NBC declined to comment. “Voice” executive producer Mark Burnett, who told TMZ last week that he was unaware of his show’s added night and that it never occurred to him the two shows would compete, didn’t respond to a request for comment.
He’s not afraid of a little verbal hardball, however. Recently, Burnett pointedly noted that there are format changes for “The Voice,” but he’s sticking with original mentors Christina Aguilera, Cee Lo Green, Blake Shelton and Adam Levine as long as they’re available — in obvious contrast to Cowell’s musical chairs.
“Truly we’ve gotten so close with all these guys, and it really has become like a family,” Burnett said, explaining why he opened his Malibu home for a “Voice” news conference.
“The X Factor” should be more concerned with postseason Major League Baseball preemptions as Fox airs the playoffs, said analyst Brad Adgate of media-buyer Horizon Media.
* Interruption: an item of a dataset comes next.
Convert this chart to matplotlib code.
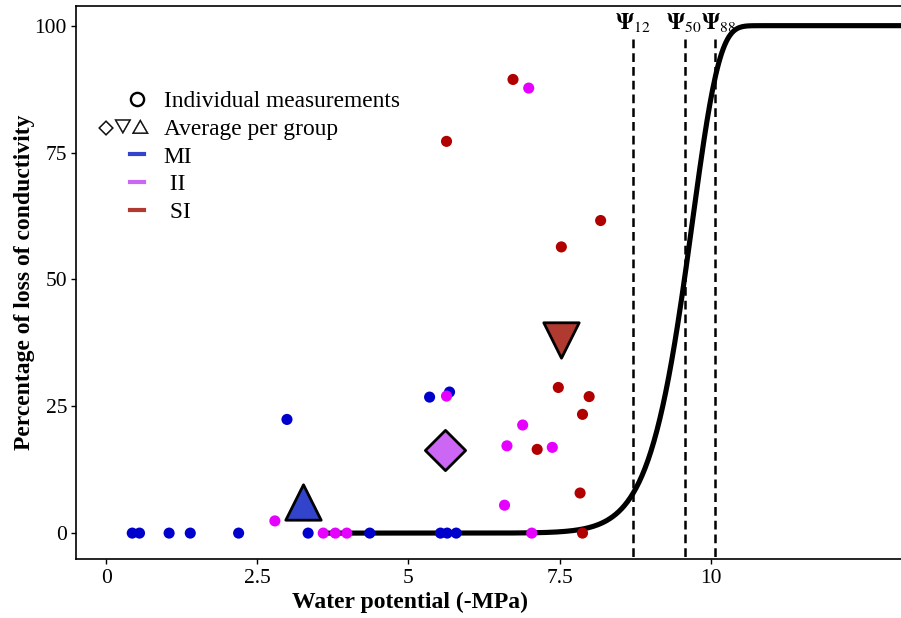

For “The Voice,” there’s competition to come from ABC’s popular “Dancing With the Stars” and the potential of overkill with two runs in a year, he said, while “American Idol” is still on and strong in part because Fox airs it once annually.
“Fox kind of protected it, and I don’t think NBC is doing that with ‘The Voice,’” he said. “I was kind of surprised they took one of the few bona fide hits on the network and are running the risk of viewer fatigue.”
The British versions of “Voice” and “X Factor,” which haven’t aired in direct competition, offer mixed signals on who might win the U.S. bout.
Last season, “The Voice” averaged 7.9 million U.K. viewers, with the finale drawing 7.1 million (Cowell had the satisfaction of seeing his “Britain’s Got Talent” outdraw it with 9.7 million). The current run of the British “X Factor” debuted in August with 8.7 million viewers compared with 11 million for the previous run and hasn’t seen ratings jump. But it remains by far the highest-rated show on Saturday nights.
Perhaps Cowell might heed one TV analyst’s suggestion: Get over a “business as usual” chess move by NBC.
“It’s strategy. All the networks try to take advantage of whatever special circumstances they can bring,” said Bill Carroll of media-buyer Katz Media. “With Cowell, everything is terrible and outrageous: ‘How could they do this to me?’ Well, they’re not doing it to him.”
“Shows get moved around. That’s just the nature of what happens,” Carroll said. “If ‘X Factor’ is going to be a draw it will be, no matter what it runs up against.”